Ne var ki, davalı …’in paydaşı olduğu 546 …… sayılı taşınmazda dava dışı Teslime, ………’ın da payı olduğu halde davaya dahil edilmeden sonuca gidildiği anlaşılmaktadır.
O halde; 546 …… sayılı taşınmazın diğer paydaşlarının da davaya dahil edilerek karar verilmesi gerekirken yanılgılı değerlendirme ile taraf teşkili sağlanmadan sonuca gidilmiş olması doğru değildir.

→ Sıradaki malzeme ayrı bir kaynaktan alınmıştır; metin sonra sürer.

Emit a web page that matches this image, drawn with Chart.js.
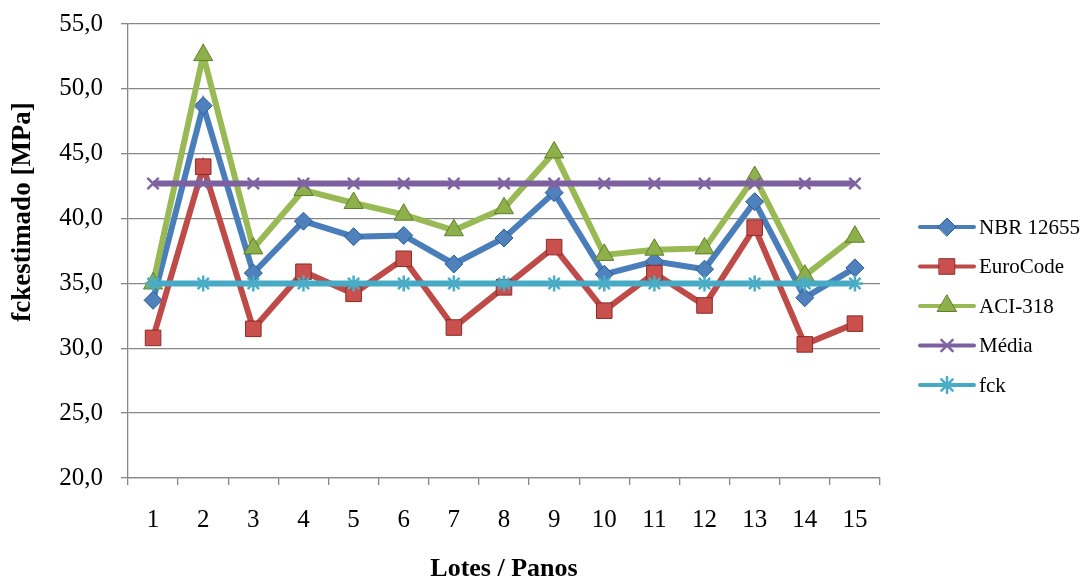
<!DOCTYPE html>
<html>
<head>
<meta charset="utf-8">
<script src="https://cdn.jsdelivr.net/npm/chart.js@4/dist/chart.umd.min.js"></script>
<style>
  html, body { margin: 0; padding: 0; background: #ffffff; }
  #wrap { width: 1081px; height: 579px; }
</style>
</head>
<body>
<div id="wrap"><canvas id="c" width="1081" height="579"></canvas></div>
<script>
// Lots / panels on the horizontal axis
const lotes = ['1','2','3','4','5','6','7','8','9','10','11','12','13','14','15'];

// Estimated fck per method [MPa]
const nbr12655 = [33.7, 48.7, 35.8, 39.8, 38.6, 38.7, 36.5, 38.5, 42.0, 35.7, 36.7, 36.1, 41.3, 33.9, 36.2];
const euroCode = [30.8, 44.0, 31.5, 35.9, 34.2, 36.9, 31.6, 34.7, 37.8, 32.9, 35.8, 33.3, 39.3, 30.3, 31.9];
const aci318   = [35.0, 52.6, 37.7, 42.2, 41.2, 40.3, 39.1, 40.8, 45.1, 37.2, 37.6, 37.7, 43.2, 35.6, 38.6];
const media    = [42.7, 42.7, 42.7, 42.7, 42.7, 42.7, 42.7, 42.7, 42.7, 42.7, 42.7, 42.7, 42.7, 42.7, 42.7];
const fck      = [35.0, 35.0, 35.0, 35.0, 35.0, 35.0, 35.0, 35.0, 35.0, 35.0, 35.0, 35.0, 35.0, 35.0, 35.0];

// Y axis range and step
const yMin = 20, yMax = 55, yStep = 5;

const FONT = "'Liberation Serif', 'Times New Roman', serif";
const GRID = '#878787';

const series = [
  { label: 'NBR 12655', data: nbr12655, line: '#4A7EBB', fill: '#4F81BD', edge: '#2B5B93', style: 'rectRot', r: 9,  order: 5 },
  { label: 'EuroCode',  data: euroCode, line: '#BE4B48', fill: '#C9504C', edge: '#8A2C2A', style: 'rect',    r: 11, order: 4 },
  { label: 'ACI-318',   data: aci318,   line: '#98B954', fill: '#8DB04A', edge: '#5F7E2A', style: 'triangle',r: 11, order: 3 },
  { label: 'Média',     data: media,    line: '#7D60A0', fill: '#8064A2', edge: '#8064A2', style: 'crossRot',r: 8,  order: 2 },
  { label: 'fck',       data: fck,      line: '#46AAC5', fill: '#4BACC6', edge: '#4BACC6', style: 'star',    r: 8,  order: 1 }
];

const datasets = series.map(s => ({
  label: s.label,
  data: s.data,
  order: s.order,
  borderColor: s.line,
  borderWidth: 6,
  tension: 0,
  pointStyle: s.style,
  pointRadius: s.r,
  pointHoverRadius: s.r,
  pointBackgroundColor: s.fill,
  pointBorderColor: s.edge,
  pointBorderWidth: (s.style === 'star' || s.style === 'crossRot') ? 2.5 : 1
}));

// Legend on the right: line segment with the marker in its middle
const sideLegend = {
  id: 'sideLegend',
  afterDraw(chart) {
    const ctx = chart.ctx;
    const x0 = 920, x1 = 974, xm = 947, xt = 979;
    const y0 = 227, dy = 39.5;
    ctx.save();
    series.forEach((s, i) => {
      const y = y0 + i * dy;
      ctx.beginPath();
      ctx.strokeStyle = s.line;
      ctx.lineWidth = 4;
      ctx.lineCap = 'round';
      ctx.moveTo(x0, y);
      ctx.lineTo(x1, y);
      ctx.stroke();
      ctx.fillStyle = s.fill;
      ctx.strokeStyle = s.edge;
      ctx.lineWidth = (s.style === 'star' || s.style === 'crossRot') ? 2.5 : 1;
      Chart.helpers.drawPoint(ctx, { pointStyle: s.style, radius: s.r, rotation: 0, borderWidth: ctx.lineWidth }, xm, y);
      ctx.fillStyle = '#000000';
      ctx.font = '21px ' + FONT;
      ctx.textAlign = 'left';
      ctx.textBaseline = 'middle';
      ctx.fillText(s.label, xt, y + 1);
    });
    // vertical axis title
    ctx.translate(23, 212);
    ctx.rotate(-Math.PI / 2);
    ctx.font = 'bold 27px ' + FONT;
    ctx.textAlign = 'center';
    ctx.textBaseline = 'middle';
    ctx.fillStyle = '#000000';
    ctx.fillText('fckestimado [MPa]', 0, 0);
    ctx.restore();
  }
};

new Chart(document.getElementById('c'), {
  type: 'line',
  data: { labels: lotes, datasets },
  plugins: [sideLegend],
  options: {
    responsive: false,
    animation: false,
    devicePixelRatio: 1,
    layout: { padding: { top: 24, right: 201, bottom: 0, left: 0 } },
    plugins: {
      legend: { display: false },
      tooltip: { enabled: false }
    },
    scales: {
      x: {
        type: 'category',
        offset: true,
        afterFit(scale) { scale.height = 101; scale.paddingLeft = 0; scale.paddingRight = 0; },
        grid: { offset: true, drawOnChartArea: false, drawTicks: true, tickLength: 7, color: GRID, lineWidth: 1.3 },
        border: { display: true, color: GRID, width: 1.3 },
        ticks: { color: '#000000', font: { family: FONT, size: 25 }, padding: 20, maxRotation: 0 },
        title: { display: true, text: 'Lotes / Panos', color: '#000000', font: { family: FONT, size: 26, weight: 'bold' }, padding: { top: 0, bottom: -6 } }
      },
      y: {
        min: yMin,
        max: yMax,
        afterFit(scale) { scale.width = 128; scale.paddingTop = 0; scale.paddingBottom = 0; },
        grid: { drawOnChartArea: true, drawTicks: true, tickLength: 7, color: GRID, lineWidth: 1.3 },
        border: { display: true, color: GRID, width: 1.3 },
        ticks: {
          stepSize: yStep,
          color: '#000000',
          font: { family: FONT, size: 25 },
          padding: 18,
          callback: v => v.toFixed(1).replace('.', ',')
        }
      }
    }
  }
});
</script>
</body>
</html>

2- Bilindiği üzere; TMK’nin 693/son maddesi uyarınca paydaşlardan her biri bölünemeyen ortak menfaatlerin korumasını diğer paydaşları temsilen sağlayabilir. Diğer bir deyişle bir veya birkaç paydaşın bu türlü davalarda diğer paydaşları temsile yetkili bulunduğu açıktır.
Somut olaya gelince; davacılar taşan kısımlardaki davalılar tarafından yapılan tüm yapıların yıkılmasını istediği halde Mahkemece çekişmeli 549 …… sayılı taşınmazın tüm maliklerince dava açılmadığı gerekçesiyle ağaçların yıkılması talebinin reddine karar verilmesi de isabetsizdir.

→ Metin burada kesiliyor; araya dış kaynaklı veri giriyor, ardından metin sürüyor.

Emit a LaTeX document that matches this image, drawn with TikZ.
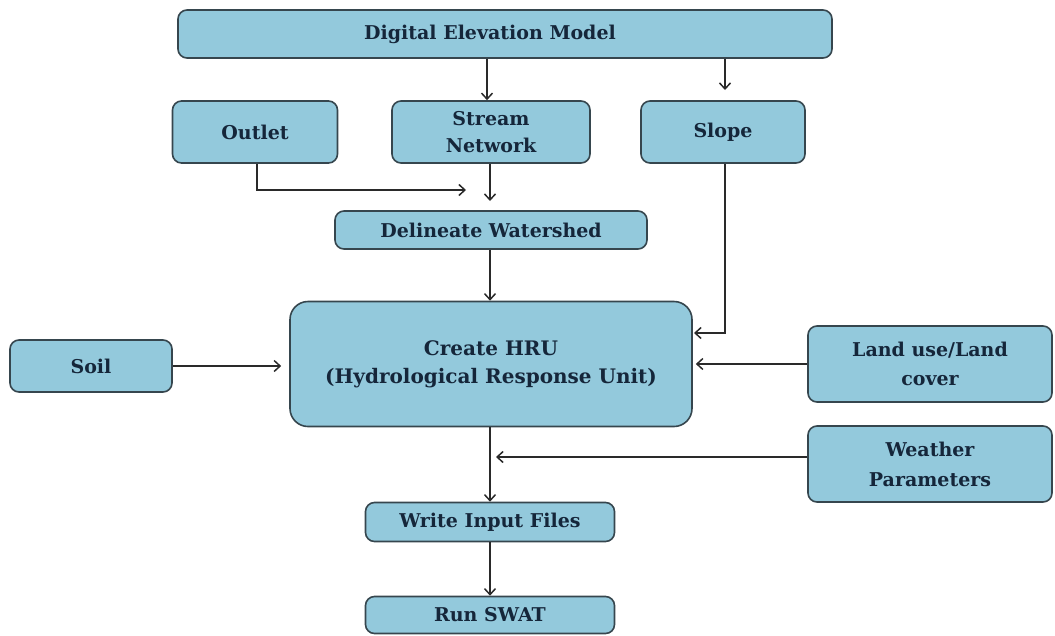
\documentclass[tikz,border=0pt]{standalone}
\usepackage{fontspec}
\setmainfont{DejaVu Serif}
\usetikzlibrary{arrows.meta,calc}
\definecolor{boxfill}{HTML}{93C9DC}
\definecolor{boxline}{HTML}{36464E}
\definecolor{txt}{HTML}{15263A}
\definecolor{arrcol}{HTML}{2A2A2A}
\tikzset{
  box/.style={draw=boxline, line width=1.6pt, fill=boxfill, rounded corners=9pt,
    text=txt, font=\bfseries\fontsize{19}{27}\selectfont, align=center, inner sep=0pt},
  arr/.style={draw=arrcol, line width=1.5pt, -{Straight Barb[length=6pt,width=11pt,line width=1.5pt]}},
  ln/.style={draw=arrcol, line width=1.5pt}
}
\begin{document}
\begin{tikzpicture}[x=1pt,y=-1pt]
\useasboundingbox (0,0) rectangle (1055,635);
\node[box, minimum width=654pt, minimum height=48pt] (dem) at (505,34) {Digital Elevation Model\hspace*{30pt}};
\node[box, minimum width=165pt, minimum height=62pt] (outlet) at (255,132) {Outlet};
\node[box, minimum width=198pt, minimum height=62pt] (stream) at (491,132) {Stream\\Network};
\node[box, minimum width=164pt, minimum height=62pt] (slope) at (723,132) {Slope};
\node[box, minimum width=312pt, minimum height=38pt] (delin) at (491,230) {Delineate Watershed};
\node[box, minimum width=402pt, minimum height=125pt, rounded corners=18pt, font=\bfseries\fontsize{20}{28}\selectfont] (hru) at (491,364) {Create HRU\\(Hydrological Response Unit)};
\node[box, minimum width=162pt, minimum height=52pt] (soil) at (91,366) {Soil};
\node[box, minimum width=244pt, minimum height=76pt, font=\bfseries\fontsize{19}{29}\selectfont] (land) at (930,364) {Land use/Land\\cover};
\node[box, minimum width=244pt, minimum height=76pt, font=\bfseries\fontsize{19}{30}\selectfont] (weather) at (930,464) {Weather\\Parameters};
\node[box, minimum width=249pt, minimum height=39pt] (write) at (490,522) {Write Input Files};
\node[box, minimum width=249pt, minimum height=37pt] (run) at (490,615) {Run SWAT};

\coordinate (slopetip) at (725,90);
\coordinate (oj) at (466,190);
\coordinate (sj) at (490,201);
\coordinate (se) at (694,333);
\coordinate (wj) at (496,457);

\draw[arr] (dem.south -| 487,0) -- (stream.north -| 487,0);
\draw[arr] (dem.south -| slopetip) -- (slopetip);
\draw[arr] (outlet.south -| 257,0) |- (oj);
\draw[arr] (stream.south -| sj) -- (sj);
\draw[arr] (delin.south -| 490,0) -- (hru.north -| 490,0);
\draw[arr] (slope.south -| 725,0) |- (se);
\draw[arr, shorten >=8pt] (soil.east) -- (soil.east -| hru.west);
\draw[arr, shorten >=3pt] (land.west) -- (land.west -| hru.east);
\draw[arr] (hru.south -| 490,0) -- (write.north -| 490,0);
\draw[arr] (weather.west |- wj) -- (wj);
\draw[arr] (write.south) -- (run.north);
\end{tikzpicture}
\end{document}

Hal böyle olunca; öncelikle yıkım isteği yönünden taraf teşkilinin sağlanması, davacıların yıkılmasını istediği ağaçların yerinin ve dava konusu taşınmaza tecavüzlü olup olmadığının belirlenmesi, davalılar tarafından yapıldığının anlaşılması halinde sonucuna göre karar verilmesi gerekirken, eksik inceleme ile yazılı olduğu üzere karar verilmesi de doğru değildir.

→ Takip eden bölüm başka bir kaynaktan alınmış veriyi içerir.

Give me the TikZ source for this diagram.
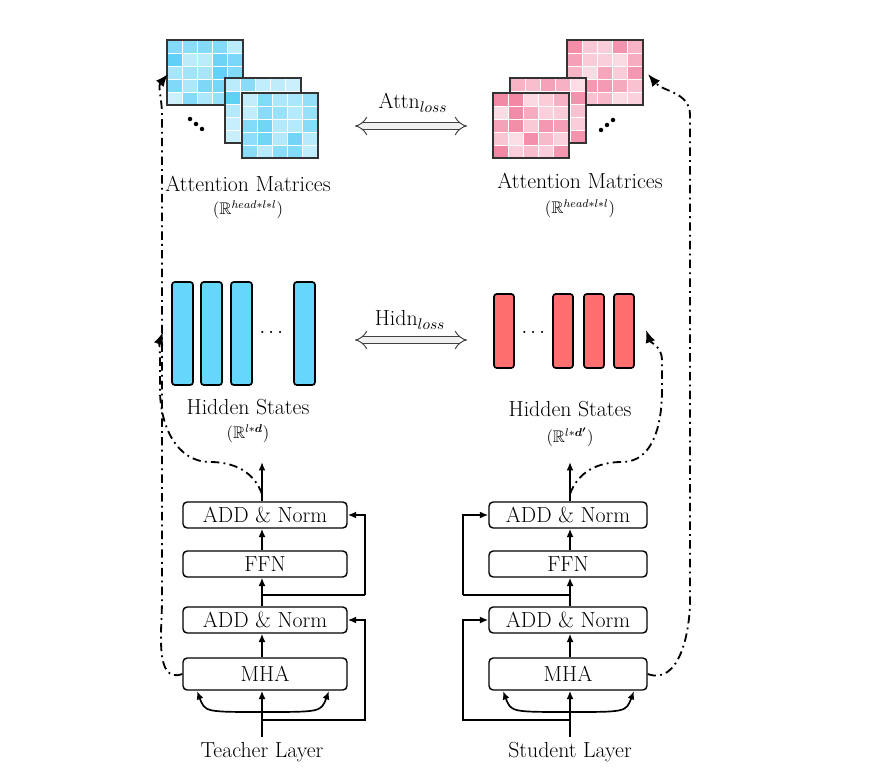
\documentclass[tikz,border=0pt]{standalone}
\usepackage{amsmath,amssymb}
\usetikzlibrary{arrows.meta,positioning}
\definecolor{tblue}{HTML}{45C8F5}
\definecolor{spink}{HTML}{F07898}
\definecolor{barblue}{HTML}{66D6FA}
\definecolor{barred}{HTML}{FF6F6F}

\tikzset{
  block/.style={draw, rounded corners=3pt, line width=1pt, minimum width=4.1cm, minimum height=0.65cm, inner sep=0pt},
  arr/.style={-{Latex[length=6pt,width=5pt]}, line width=1.2pt},
  dd/.style={-{Latex[length=9pt,width=7pt]}, line width=1.3pt, dash pattern=on 6pt off 3pt on 1.3pt off 3pt},
  lbl/.style={font=\fontsize{15.5}{17}\selectfont},
  sub/.style={font=\fontsize{12}{14}\selectfont},
  loss/.style={double=black!6, double distance=4pt, line width=0.7pt, draw=black!75, {Implies}-{Implies}},
}

% one 5x5 attention matrix: x, y, colour
\newcommand{\attnmat}[3]{%
  \foreach \i in {0,...,4}{\foreach \j in {0,...,4}{
    \pgfmathsetmacro{\t}{int(25+65*rnd)}
    \fill[#3!\t!white, draw=white, line width=0.7pt] (#1+\i*15.2,#2+\j*13) rectangle ++(15.2,13);
  }}
  \draw[line width=1.8pt, black!80] (#1,#2) rectangle ++(76,65);
}

\begin{document}
\begin{tikzpicture}[x=0.025cm, y=-0.025cm]
\pgfmathsetseed{11}
\useasboundingbox[fill=white] (0,0) rectangle (880,780);

% attention matrices
\attnmat{167}{40}{tblue}
\attnmat{225}{78}{tblue}
\attnmat{242}{93}{tblue}
\foreach \d in {0,1,2}{\fill (190+\d*6,119+\d*5) circle (1.6pt);}
\attnmat{567}{40}{spink}
\attnmat{510}{78}{spink}
\attnmat{493}{93}{spink}
\foreach \d in {0,1,2}{\fill (601+\d*6,130-\d*5) circle (1.6pt);}

\node[lbl] (tatt) at (248,184) {Attention Matrices};
\node[sub] (tattr) at (248,210) {$(\mathbb{R}^{head*l*l})$};
\node[lbl] (satt) at (580,181) {Attention Matrices};
\node[sub] (sattr) at (580,209) {$(\mathbb{R}^{head*l*l})$};

\node[lbl] (attn) at (413,103) {Attn$_{loss}$};
\coordinate (al) at (355,126);
\coordinate (ar) at (467,126);
\draw[loss] (al) -- (ar);

% hidden states
\foreach \x in {172,201,231,294}{
  \draw[fill=barblue, line width=1.2pt, rounded corners=2pt] (\x,282) rectangle ++(21,103);
}
\node[lbl] (thdots) at (273,333) {$\cdots$};
\foreach \x in {494,553,584,614}{
  \draw[fill=barred, line width=1.2pt, rounded corners=2pt] (\x,294) rectangle ++(20,74);
}
\node[lbl] (shdots) at (535,333) {$\cdots$};

\node[lbl] (thid) at (248,407) {Hidden States};
\node[sub] (thidr) at (248,434) {$(\mathbb{R}^{l*\boldsymbol{d}})$};
\node[lbl] (shid) at (570,409) {Hidden States};
\node[sub] (shidr) at (570,437) {$(\mathbb{R}^{l*\boldsymbol{d'}})$};

\node[lbl] (hidn) at (410,320) {Hidn$_{loss}$};
\coordinate (hl) at (355,340);
\coordinate (hr) at (467,340);
\draw[loss] (hl) -- (hr);

% teacher layer
\node[block, lbl] (tadd2) at (265,515) {ADD \& Norm};
\node[block, lbl] (tffn) at (265,564) {FFN};
\node[block, lbl] (tadd1) at (265,620) {ADD \& Norm};
\node[block, lbl, minimum height=0.8cm] (tmha) at (265,674) {MHA};
\node[lbl] (tlab) at (262,752) {Teacher Layer};
\coordinate (tr1) at (262,720);
\coordinate (tr2) at (262,595);
\coordinate (tout) at (262,462);
\coordinate (tsplit) at (262,712);
\coordinate (tml) at (197,691);
\coordinate (tmr) at (329,691);
\draw[line width=1.2pt] (tlab.north) -- (tr1);
\draw[arr] (tr1) -- (tmha.south -| tr1);
\draw[arr] (tr1) -- ++(103,0) |- (tadd1.east);
\draw[arr] (tsplit) .. controls (205,712) .. (tml);
\draw[arr] (tsplit) .. controls (321,712) .. (tmr);
\draw[arr] (tmha.north -| tr1) -- (tadd1.south -| tr1);
\draw[arr] (tadd1.north -| tr1) -- (tffn.south -| tr1);
\draw[line width=1.2pt] (tr2) -- ++(103,0);
\draw[arr] (tr2) ++(103,0) |- (tadd2.east);
\draw[arr] (tffn.north -| tr1) -- (tadd2.south -| tr1);
\draw[arr] (tadd2.north -| tr1) -- (tout);

% student layer
\node[block, lbl, minimum width=3.95cm] (sadd2) at (568,515) {ADD \& Norm};
\node[block, lbl, minimum width=3.95cm] (sffn) at (568,564) {FFN};
\node[block, lbl, minimum width=3.95cm] (sadd1) at (568,620) {ADD \& Norm};
\node[block, lbl, minimum width=3.95cm, minimum height=0.8cm] (smha) at (568,674) {MHA};
\node[lbl] (slab) at (570,752) {Student Layer};
\coordinate (sr1) at (570,720);
\coordinate (sr2) at (570,595);
\coordinate (sout) at (570,462);
\coordinate (ssplit) at (570,712);
\coordinate (sml) at (503,691);
\coordinate (smr) at (634,691);
\draw[line width=1.2pt] (slab.north) -- (sr1);
\draw[arr] (sr1) -- (smha.south -| sr1);
\draw[arr] (sr1) -- ++(-107,0) |- (sadd1.west);
\draw[arr] (ssplit) .. controls (511,712) .. (sml);
\draw[arr] (ssplit) .. controls (626,712) .. (smr);
\draw[arr] (smha.north -| sr1) -- (sadd1.south -| sr1);
\draw[arr] (sadd1.north -| sr1) -- (sffn.south -| sr1);
\draw[line width=1.2pt] (sr2) -- ++(-107,0);
\draw[arr] (sr2) ++(-107,0) |- (sadd2.west);
\draw[arr] (sffn.north -| sr1) -- (sadd2.south -| sr1);
\draw[arr] (sadd2.north -| sr1) -- (sout);

% distillation paths
\coordinate (tatt in) at (168,74);
\coordinate (thid in) at (163,332);
\coordinate (satt in) at (648,74);
\coordinate (shid in) at (646,330);
\draw[dd] (tmha.west) to[out=200,in=-90] (162,600) -- (162,115) to[out=90,in=-130] (tatt in);
\draw[dd] (262,494) to[out=110,in=0] (210,462) to[out=180,in=-90] (160,390) -- (160,360) to[out=90,in=-110] (thid in);
\draw[dd] (smha.east) to[out=-20,in=-90] (690,600) -- (690,115) to[out=90,in=-50] (satt in);
\draw[dd] (570,494) to[out=70,in=180] (622,462) to[out=0,in=-90] (662,390) -- (662,360) to[out=90,in=-70] (shid in);
\end{tikzpicture}
\end{document}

SONUÇ: Yukarıda (1) ve (2) numaralı bentlerde yazılı nedenlerle taraf vekillerinin temyiz itirazları yerinde görüldüğünden kabulüyle, hükmün 6100 sayılı HMK’nin Geçici 3. maddesi yollamasıyla 1086 sayılı HUMK’un 428. maddesi uyarınca BOZULMASINA, taraflarca HUMK’un 440/I maddesi gereğince Yargıtay Daire ilamının tebliğinden itibaren ilama karşı 15 gün içinde karar düzeltme isteğinde bulunulabileceğine, peşin harcın istek halinde temyiz edenlere ayrı ayrı iadelerine, 25/09/2018 tarihinde oy birliğiyle karar verildi.